Instruction
Only the lines from the start of the data to the line containing "plt.rcParams['font.family'] = ['Liberation", both included, should be output, exactly and without pictures.

+ + + + + + +

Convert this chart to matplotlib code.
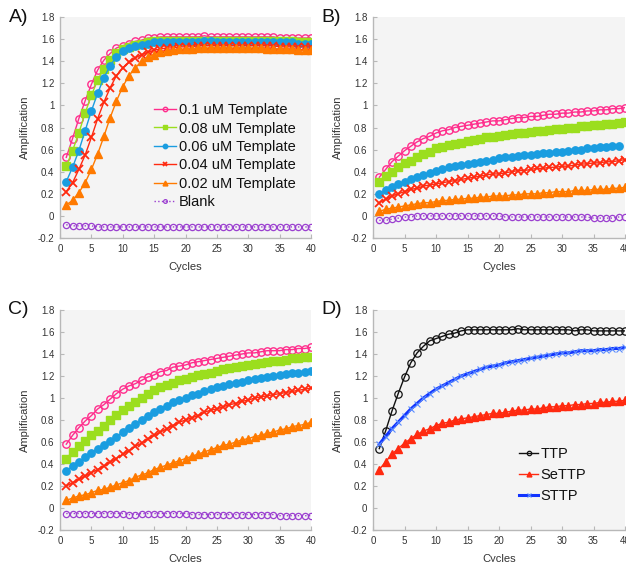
import matplotlib
matplotlib.use("Agg")
import matplotlib.pyplot as plt
from matplotlib.ticker import FuncFormatter
import numpy as np

plt.rcParams['font.family'] = ['Liberation Sans', 'DejaVu Sans']

cycles = list(range(1, 41))

# Panel A
a_01 = [0.53, 0.70, 0.88, 1.04, 1.19, 1.32, 1.41, 1.47, 1.52, 1.54, 1.56, 1.58, 1.59, 1.61, 1.61, 1.62, 1.62, 1.62, 1.62, 1.62,
        1.62, 1.62, 1.63, 1.62, 1.62, 1.62, 1.62, 1.62, 1.62, 1.62, 1.62, 1.62, 1.62, 1.62, 1.61, 1.61, 1.61, 1.61, 1.61, 1.61]
a_008 = [0.45, 0.59, 0.75, 0.93, 1.09, 1.23, 1.33, 1.41, 1.47, 1.51, 1.53, 1.55, 1.56, 1.57, 1.58, 1.58, 1.58, 1.58, 1.58, 1.58,
         1.58, 1.58, 1.58, 1.58, 1.58, 1.58, 1.58, 1.58, 1.58, 1.58, 1.58, 1.58, 1.58, 1.58, 1.58, 1.58, 1.58, 1.57, 1.57, 1.57]
a_006 = [0.31, 0.44, 0.59, 0.77, 0.95, 1.11, 1.25, 1.36, 1.44, 1.49, 1.52, 1.54, 1.55, 1.56, 1.57, 1.57, 1.57, 1.57, 1.57, 1.57,
         1.57, 1.57, 1.58, 1.58, 1.57, 1.57, 1.57, 1.57, 1.57, 1.57, 1.57, 1.57, 1.57, 1.57, 1.57, 1.57, 1.57, 1.56, 1.56, 1.56]
a_004 = [0.22, 0.30, 0.42, 0.55, 0.71, 0.88, 1.03, 1.16, 1.27, 1.34, 1.39, 1.43, 1.46, 1.48, 1.50, 1.51, 1.52, 1.52, 1.53, 1.53,
         1.53, 1.54, 1.54, 1.54, 1.54, 1.54, 1.54, 1.54, 1.54, 1.54, 1.54, 1.54, 1.54, 1.54, 1.53, 1.53, 1.53, 1.53, 1.53, 1.53]
a_002 = [0.10, 0.14, 0.21, 0.30, 0.42, 0.56, 0.72, 0.89, 1.04, 1.17, 1.27, 1.34, 1.40, 1.44, 1.46, 1.48, 1.49, 1.50, 1.51, 1.51,
         1.51, 1.52, 1.52, 1.52, 1.52, 1.52, 1.52, 1.52, 1.52, 1.52, 1.52, 1.52, 1.51, 1.51, 1.51, 1.51, 1.51, 1.50, 1.50, 1.50]
a_blank = [-0.08, -0.09, -0.09, -0.09, -0.09, -0.10, -0.10, -0.10, -0.10, -0.10, -0.10, -0.10, -0.10, -0.10, -0.10, -0.10, -0.10, -0.10, -0.10, -0.10,
           -0.10, -0.10, -0.10, -0.10, -0.10, -0.10, -0.10, -0.10, -0.10, -0.10, -0.10, -0.10, -0.10, -0.10, -0.10, -0.10, -0.10, -0.10, -0.10, -0.10]

# Panel B
b_01 = [0.35, 0.42, 0.49, 0.54, 0.59, 0.63, 0.67, 0.70, 0.72, 0.75, 0.77, 0.78, 0.80, 0.81, 0.82, 0.83, 0.84, 0.85, 0.86, 0.86,
        0.87, 0.88, 0.89, 0.89, 0.90, 0.90, 0.91, 0.92, 0.92, 0.93, 0.93, 0.94, 0.94, 0.95, 0.95, 0.96, 0.96, 0.97, 0.97, 0.98]
b_008 = [0.31, 0.36, 0.40, 0.44, 0.48, 0.50, 0.53, 0.56, 0.58, 0.61, 0.62, 0.64, 0.65, 0.66, 0.68, 0.69, 0.70, 0.71, 0.71, 0.72,
         0.73, 0.74, 0.75, 0.75, 0.76, 0.77, 0.77, 0.78, 0.79, 0.79, 0.80, 0.80, 0.81, 0.81, 0.82, 0.82, 0.83, 0.83, 0.84, 0.85]
b_006 = [0.20, 0.23, 0.26, 0.29, 0.31, 0.33, 0.35, 0.37, 0.39, 0.41, 0.42, 0.44, 0.45, 0.46, 0.47, 0.48, 0.49, 0.50, 0.51, 0.52,
         0.53, 0.53, 0.54, 0.55, 0.55, 0.56, 0.57, 0.57, 0.58, 0.58, 0.59, 0.60, 0.60, 0.61, 0.61, 0.62, 0.62, 0.63, 0.63, np.nan]
b_004 = [0.12, 0.15, 0.18, 0.20, 0.22, 0.24, 0.25, 0.27, 0.28, 0.29, 0.30, 0.31, 0.32, 0.33, 0.34, 0.35, 0.36, 0.37, 0.38, 0.38,
         0.39, 0.40, 0.41, 0.41, 0.42, 0.43, 0.43, 0.44, 0.44, 0.45, 0.45, 0.46, 0.47, 0.47, 0.48, 0.48, 0.49, 0.49, 0.50, 0.51]
b_002 = [0.04, 0.06, 0.07, 0.08, 0.09, 0.10, 0.11, 0.12, 0.12, 0.13, 0.14, 0.14, 0.15, 0.15, 0.16, 0.16, 0.17, 0.17, 0.18, 0.18,
         0.18, 0.19, 0.19, 0.20, 0.20, 0.20, 0.21, 0.21, 0.22, 0.22, 0.22, 0.23, 0.23, 0.23, 0.24, 0.24, 0.24, 0.25, 0.25, 0.26]
b_blank = [-0.04, -0.04, -0.03, -0.02, -0.01, -0.01, 0.00, 0.00, 0.00, 0.00, 0.00, 0.00, 0.00, 0.00, 0.00, 0.00, 0.00, 0.00, 0.00, 0.00,
           -0.01, -0.01, -0.01, -0.01, -0.01, -0.01, -0.01, -0.01, -0.01, -0.01, -0.01, -0.01, -0.01, -0.01, -0.02, -0.02, -0.02, -0.02, -0.01, -0.01]

# Panel C
c_01 = [0.58, 0.66, 0.73, 0.79, 0.84, 0.90, 0.94, 0.99, 1.04, 1.08, 1.11, 1.13, 1.16, 1.19, 1.21, 1.24, 1.25, 1.28, 1.29, 1.30,
        1.32, 1.33, 1.34, 1.35, 1.36, 1.37, 1.38, 1.39, 1.40, 1.41, 1.41, 1.42, 1.43, 1.43, 1.43, 1.44, 1.44, 1.45, 1.45, 1.46]
c_008 = [0.45, 0.51, 0.56, 0.61, 0.66, 0.70, 0.75, 0.80, 0.85, 0.89, 0.93, 0.96, 1.00, 1.04, 1.07, 1.10, 1.12, 1.14, 1.16, 1.17,
         1.19, 1.21, 1.22, 1.23, 1.25, 1.26, 1.27, 1.28, 1.29, 1.30, 1.31, 1.32, 1.33, 1.34, 1.34, 1.35, 1.36, 1.36, 1.37, 1.37]
c_006 = [0.34, 0.38, 0.42, 0.46, 0.50, 0.54, 0.57, 0.61, 0.65, 0.69, 0.73, 0.76, 0.80, 0.84, 0.87, 0.90, 0.93, 0.96, 0.98, 1.00,
         1.03, 1.04, 1.06, 1.08, 1.10, 1.11, 1.13, 1.14, 1.15, 1.16, 1.17, 1.18, 1.19, 1.20, 1.21, 1.22, 1.23, 1.23, 1.24, 1.25]
c_004 = [0.20, 0.23, 0.26, 0.29, 0.32, 0.35, 0.38, 0.42, 0.45, 0.49, 0.52, 0.56, 0.59, 0.63, 0.66, 0.69, 0.72, 0.75, 0.78, 0.80,
         0.82, 0.84, 0.87, 0.89, 0.90, 0.92, 0.94, 0.95, 0.97, 0.98, 1.00, 1.01, 1.02, 1.03, 1.04, 1.05, 1.06, 1.07, 1.08, 1.09]
c_002 = [0.07, 0.09, 0.11, 0.12, 0.14, 0.16, 0.17, 0.19, 0.21, 0.23, 0.25, 0.28, 0.30, 0.32, 0.35, 0.37, 0.39, 0.41, 0.43, 0.45,
         0.47, 0.49, 0.51, 0.53, 0.55, 0.57, 0.58, 0.60, 0.62, 0.63, 0.65, 0.66, 0.68, 0.69, 0.71, 0.72, 0.74, 0.75, 0.76, 0.78]
c_blank = [-0.05, -0.05, -0.05, -0.05, -0.05, -0.05, -0.05, -0.05, -0.05, -0.05, -0.06, -0.06, -0.05, -0.05, -0.05, -0.05, -0.05, -0.05, -0.05, -0.05,
           -0.06, -0.06, -0.06, -0.06, -0.06, -0.06, -0.06, -0.06, -0.06, -0.06, -0.06, -0.06, -0.06, -0.06, -0.07, -0.07, -0.07, -0.07, -0.07, -0.07]

# Panel D
d_ttp = [0.54, 0.70, 0.88, 1.04, 1.19, 1.32, 1.41, 1.47, 1.52, 1.54, 1.56, 1.58, 1.59, 1.61, 1.62, 1.62, 1.62, 1.62, 1.62, 1.62,
         1.62, 1.62, 1.63, 1.62, 1.62, 1.62, 1.62, 1.62, 1.62, 1.62, 1.62, 1.61, 1.62, 1.62, 1.61, 1.61, 1.61, 1.61, 1.61, 1.61]
d_settp = [0.35, 0.42, 0.49, 0.54, 0.59, 0.63, 0.67, 0.70, 0.72, 0.75, 0.77, 0.78, 0.80, 0.81, 0.82, 0.83, 0.84, 0.85, 0.86, 0.86,
           0.87, 0.88, 0.89, 0.89, 0.90, 0.90, 0.91, 0.92, 0.92, 0.93, 0.93, 0.94, 0.94, 0.95, 0.95, 0.96, 0.96, 0.97, 0.97, 0.98]
d_sttp = [0.58, 0.65, 0.72, 0.78, 0.84, 0.90, 0.95, 1.00, 1.04, 1.08, 1.11, 1.14, 1.17, 1.20, 1.22, 1.24, 1.26, 1.28, 1.29, 1.30,
          1.32, 1.33, 1.34, 1.35, 1.36, 1.37, 1.38, 1.39, 1.40, 1.41, 1.41, 1.42, 1.43, 1.43, 1.43, 1.44, 1.44, 1.45, 1.45, 1.46]

template_labels = ['0.1 uM Template', '0.08 uM Template', '0.06 uM Template',
                   '0.04 uM Template', '0.02 uM Template', 'Blank']
d_labels = ['TTP', 'SeTTP', 'STTP']
panel_letters = ['A)', 'B)', 'C)', 'D)']
xticks = [0, 5, 10, 15, 20, 25, 30, 35, 40]
yticks = [-0.2, 0, 0.2, 0.4, 0.6, 0.8, 1.0, 1.2, 1.4, 1.6, 1.8]

PINK = '#ff2d8c'
GREEN = '#9bde1e'
BLUE = '#1a9de0'
RED = '#ff2a10'
ORANGE = '#ff7a00'
PURPLE = '#9b3fd0'

W, H = 626, 562
fig = plt.figure(figsize=(W / 100, H / 100), dpi=100)

def px_axes(x0, y0, x1, y1):
    return fig.add_axes([x0 / W, 1 - y1 / H, (x1 - x0) / W, (y1 - y0) / H])

axA = px_axes(60, 17, 311, 238)
axB = px_axes(373, 17, 625, 238)
axC = px_axes(60, 310, 311, 530)
axD = px_axes(373, 310, 625, 530)

fmt = FuncFormatter(lambda v, p: f'{v:g}')

def style(ax, letter):
    ax.set_facecolor('#f4f4f4')
    ax.set_xlim(0, 40)
    ax.set_ylim(-0.2, 1.8)
    ax.set_xticks(xticks)
    ax.set_yticks(yticks)
    ax.yaxis.set_major_formatter(fmt)
    for s in ['top', 'right']:
        ax.spines[s].set_visible(False)
    for s in ['left', 'bottom']:
        ax.spines[s].set_color('#b8b8b8')
        ax.spines[s].set_linewidth(1.0)
    ax.tick_params(direction='in', length=3, width=0.8, color='#b8b8b8',
                   labelsize=7, labelcolor='#333333', pad=4)
    ax.set_xlabel('Cycles', fontsize=8, color='#333333', labelpad=6)
    ax.set_ylabel('Amplification', fontsize=8, color='#333333', labelpad=6)
    ax.text(-0.165, 1.0, letter, transform=ax.transAxes, fontsize=14,
            ha='center', va='center', color='#111111')

def template_panel(ax, s01, s008, s006, s004, s002, sblank):
    ax.plot(cycles, s01, color=PINK, lw=1.0, marker='o', ms=5.3, mfc='none', mew=1.0, label=template_labels[0])
    ax.plot(cycles, s008, color=GREEN, lw=1.0, marker='s', ms=5.3, mec=GREEN, label=template_labels[1])
    ax.plot(cycles, s006, color=BLUE, lw=1.0, marker='o', ms=5.3, mec=BLUE, label=template_labels[2])
    ax.plot(cycles, s004, color=RED, lw=1.0, marker='x', ms=5.3, mew=1.3, label=template_labels[3])
    ax.plot(cycles, s002, color=ORANGE, lw=1.0, marker='^', ms=5.8, mec=ORANGE, label=template_labels[4])
    ax.plot(cycles, sblank, color=PURPLE, lw=1.0, ls=':', marker='o', ms=4.5, mfc='none', mew=0.9, label=template_labels[5])

template_panel(axA, a_01, a_008, a_006, a_004, a_002, a_blank)
template_panel(axB, b_01, b_008, b_006, b_004, b_002, b_blank)
template_panel(axC, c_01, c_008, c_006, c_004, c_002, c_blank)

axD.plot(cycles, d_ttp, color='#111111', lw=1.0, marker='o', ms=5.3, mfc='none', mew=0.9, label=d_labels[0])
axD.plot(cycles, d_settp, color=RED, lw=1.0, marker='^', ms=5.8, mec=RED, label=d_labels[1])
axD.plot(cycles, d_sttp, color='#1133ff', lw=2.2, marker='x', ms=4, mec='#5a8cff', mew=0.8, label=d_labels[2])

for ax, letter in zip([axA, axB, axC, axD], panel_letters):
    style(ax, letter)

legA = axA.legend(loc='upper left', bbox_to_anchor=(0.375, 0.61), frameon=False,
                  fontsize=10.5, handlelength=1.5, handletextpad=0.2, labelspacing=0.3,
                  borderpad=0, borderaxespad=0, markerscale=0.6)
for t in legA.get_texts():
    t.set_color('#111111')
legD = axD.legend(loc='upper left', bbox_to_anchor=(0.58, 0.375), frameon=False,
                  fontsize=10.5, handlelength=1.3, handletextpad=0.15, labelspacing=0.45,
                  borderpad=0, borderaxespad=0, markerscale=0.6)
for t in legD.get_texts():
    t.set_color('#111111')

fig.savefig('out.png', dpi=100)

+ + + + + + +

Written response
Convert this chart to matplotlib code.
import matplotlib
matplotlib.use("Agg")
import matplotlib.pyplot as plt
from matplotlib.ticker import FuncFormatter
import numpy as np

plt.rcParams['font.family'] = ['Liberation Sans', 'DejaVu Sans']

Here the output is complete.